October 13, 20214 yr On 10/12/2021 at 2:09 PM, ryanbatcund said: I also had a CTD in the CJ4 with this setting OFF. I flew the same route to verify with it ON (as it was) and no issues. Not sure why it would cause a CTD but it did for me. I had the same CTD with the CJ4 first flight after I turned this off . Strange !

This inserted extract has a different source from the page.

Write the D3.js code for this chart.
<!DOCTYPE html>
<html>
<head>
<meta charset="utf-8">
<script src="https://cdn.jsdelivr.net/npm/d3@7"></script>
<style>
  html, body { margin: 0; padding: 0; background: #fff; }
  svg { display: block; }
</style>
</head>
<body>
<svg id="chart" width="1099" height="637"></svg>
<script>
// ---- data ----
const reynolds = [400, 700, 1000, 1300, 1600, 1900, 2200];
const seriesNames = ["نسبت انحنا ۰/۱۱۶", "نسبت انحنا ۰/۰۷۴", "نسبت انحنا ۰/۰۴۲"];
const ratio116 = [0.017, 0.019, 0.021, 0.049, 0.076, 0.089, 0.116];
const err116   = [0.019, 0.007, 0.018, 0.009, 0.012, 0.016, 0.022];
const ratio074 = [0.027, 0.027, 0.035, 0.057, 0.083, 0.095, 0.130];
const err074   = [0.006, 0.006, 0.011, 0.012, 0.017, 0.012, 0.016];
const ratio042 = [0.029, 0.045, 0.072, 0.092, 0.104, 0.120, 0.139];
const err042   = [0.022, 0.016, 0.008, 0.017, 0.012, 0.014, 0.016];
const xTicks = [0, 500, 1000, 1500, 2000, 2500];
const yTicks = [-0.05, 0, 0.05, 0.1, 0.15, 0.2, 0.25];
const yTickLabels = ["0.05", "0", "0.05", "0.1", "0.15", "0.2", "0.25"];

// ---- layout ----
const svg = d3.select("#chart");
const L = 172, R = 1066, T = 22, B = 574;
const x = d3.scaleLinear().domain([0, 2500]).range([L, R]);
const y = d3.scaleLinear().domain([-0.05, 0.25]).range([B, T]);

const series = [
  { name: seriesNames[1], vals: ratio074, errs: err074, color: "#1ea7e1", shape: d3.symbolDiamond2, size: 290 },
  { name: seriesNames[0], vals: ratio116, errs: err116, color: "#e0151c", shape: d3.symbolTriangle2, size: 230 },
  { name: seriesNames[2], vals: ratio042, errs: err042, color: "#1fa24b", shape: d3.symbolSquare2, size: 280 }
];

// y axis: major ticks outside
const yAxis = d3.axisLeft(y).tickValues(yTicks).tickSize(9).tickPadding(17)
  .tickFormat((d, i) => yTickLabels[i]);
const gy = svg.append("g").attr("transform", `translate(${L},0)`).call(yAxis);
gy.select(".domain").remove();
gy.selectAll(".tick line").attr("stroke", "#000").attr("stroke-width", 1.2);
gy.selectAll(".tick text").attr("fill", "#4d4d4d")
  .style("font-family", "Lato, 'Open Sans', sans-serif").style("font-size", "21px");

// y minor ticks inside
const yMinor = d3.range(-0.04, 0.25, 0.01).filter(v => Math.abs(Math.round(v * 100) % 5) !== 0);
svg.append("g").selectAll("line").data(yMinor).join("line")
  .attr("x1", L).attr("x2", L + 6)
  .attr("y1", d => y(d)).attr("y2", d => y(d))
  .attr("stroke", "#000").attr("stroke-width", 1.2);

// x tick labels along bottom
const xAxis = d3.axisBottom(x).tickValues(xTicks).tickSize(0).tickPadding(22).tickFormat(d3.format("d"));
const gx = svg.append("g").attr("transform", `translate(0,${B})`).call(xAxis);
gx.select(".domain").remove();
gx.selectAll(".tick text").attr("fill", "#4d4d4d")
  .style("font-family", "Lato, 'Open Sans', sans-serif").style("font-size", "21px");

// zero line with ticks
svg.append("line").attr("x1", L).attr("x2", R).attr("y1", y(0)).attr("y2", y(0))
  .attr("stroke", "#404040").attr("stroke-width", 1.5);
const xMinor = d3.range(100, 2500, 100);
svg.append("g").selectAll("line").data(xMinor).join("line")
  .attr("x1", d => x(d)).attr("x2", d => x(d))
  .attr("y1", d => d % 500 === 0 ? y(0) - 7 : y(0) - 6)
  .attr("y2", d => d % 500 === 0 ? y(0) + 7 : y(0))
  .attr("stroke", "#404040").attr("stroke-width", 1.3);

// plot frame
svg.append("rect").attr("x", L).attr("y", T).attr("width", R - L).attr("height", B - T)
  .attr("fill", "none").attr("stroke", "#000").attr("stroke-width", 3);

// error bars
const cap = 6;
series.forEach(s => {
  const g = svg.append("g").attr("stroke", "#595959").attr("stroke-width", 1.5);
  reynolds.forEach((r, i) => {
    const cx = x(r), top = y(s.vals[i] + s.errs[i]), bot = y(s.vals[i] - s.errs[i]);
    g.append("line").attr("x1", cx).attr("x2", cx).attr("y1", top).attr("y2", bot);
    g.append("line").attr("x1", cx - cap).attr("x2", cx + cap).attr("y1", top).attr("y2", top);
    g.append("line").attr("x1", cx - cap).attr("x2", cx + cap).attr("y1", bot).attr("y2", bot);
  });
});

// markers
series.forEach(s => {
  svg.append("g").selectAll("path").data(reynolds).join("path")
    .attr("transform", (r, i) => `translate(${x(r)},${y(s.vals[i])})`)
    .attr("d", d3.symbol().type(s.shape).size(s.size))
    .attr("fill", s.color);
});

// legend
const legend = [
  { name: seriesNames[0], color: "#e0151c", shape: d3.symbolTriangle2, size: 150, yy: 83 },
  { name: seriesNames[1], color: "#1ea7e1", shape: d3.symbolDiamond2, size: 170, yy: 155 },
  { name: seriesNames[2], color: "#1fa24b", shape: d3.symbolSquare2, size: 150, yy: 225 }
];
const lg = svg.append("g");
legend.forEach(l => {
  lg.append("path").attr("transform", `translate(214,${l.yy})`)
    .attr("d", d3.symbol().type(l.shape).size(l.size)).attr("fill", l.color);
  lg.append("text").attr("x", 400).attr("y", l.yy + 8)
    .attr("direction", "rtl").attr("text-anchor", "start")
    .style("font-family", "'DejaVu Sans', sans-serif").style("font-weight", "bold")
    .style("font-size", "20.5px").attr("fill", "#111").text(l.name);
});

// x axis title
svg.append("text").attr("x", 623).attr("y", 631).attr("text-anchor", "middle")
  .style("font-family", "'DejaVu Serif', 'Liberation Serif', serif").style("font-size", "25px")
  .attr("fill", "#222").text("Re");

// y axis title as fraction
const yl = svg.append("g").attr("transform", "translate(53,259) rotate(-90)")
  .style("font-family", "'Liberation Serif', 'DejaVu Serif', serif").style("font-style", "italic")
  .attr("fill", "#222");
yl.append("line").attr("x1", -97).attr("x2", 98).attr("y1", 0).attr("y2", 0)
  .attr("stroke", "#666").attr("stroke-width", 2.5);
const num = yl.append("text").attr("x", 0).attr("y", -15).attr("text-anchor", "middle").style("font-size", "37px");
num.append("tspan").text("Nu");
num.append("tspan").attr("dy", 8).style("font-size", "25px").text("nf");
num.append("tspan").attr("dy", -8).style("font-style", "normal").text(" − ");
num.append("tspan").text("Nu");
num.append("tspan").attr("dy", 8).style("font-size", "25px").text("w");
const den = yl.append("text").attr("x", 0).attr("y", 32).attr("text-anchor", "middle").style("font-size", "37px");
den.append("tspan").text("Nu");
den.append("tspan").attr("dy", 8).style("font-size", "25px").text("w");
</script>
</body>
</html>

October 14, 20214 yr Setting Clamp for me affected performance negatively for me - I did see some visual improvements in the clouds but was not worth the stutters....must be my mid range setup. Back to Allow for me. Edited October 14, 20214 yr by marcg11
October 14, 20214 yr I wish someone could write a comprehensive article on what all these graphics settings do. There is also so much conflicting information from 'experts' - such as Windows Hardware Accelerated GPU Scheduling (HAGS) on or off, threaded optimisation on or off, CPU Hyperthreading on or off in the bios etc. I like Flight Simulator blog and their graphics optimisation notes, but I can't even agree with everything they say on there. The sim runs better with hyperthreading for me personally, and they say turn it off for some reason. Some input from MS / Asobo also would be valuable on what settings they use (generically - not taking different PC performance levels into account). Asobo work hard to get us performance gains, but a few words about how Nvidia Control Panel settings influence the sim and the performance and graphics quality, could probably influence performance just as much. Although, I don't even know if they have realised their terrain detail level slider wasn't working properly yet. I haven't seen it mentioned. Fixed for SU6 do you think? Edited October 14, 20214 yr by bobcat999 Rob (but call me Bob or Rob, I don't mind). I like to trick airline passengers into thinking I have my own swimming pool in my back yard by painting a large blue rectangle on my patio. Intel 14900K in a Z790 motherboard with water cooling, RTX 4080, 32 GB 6000 CL30 DDR5 RAM, W11 and MSFS on Samsung 980 Pro NVME SSD's. Core Isolation Off, Game Mode Off.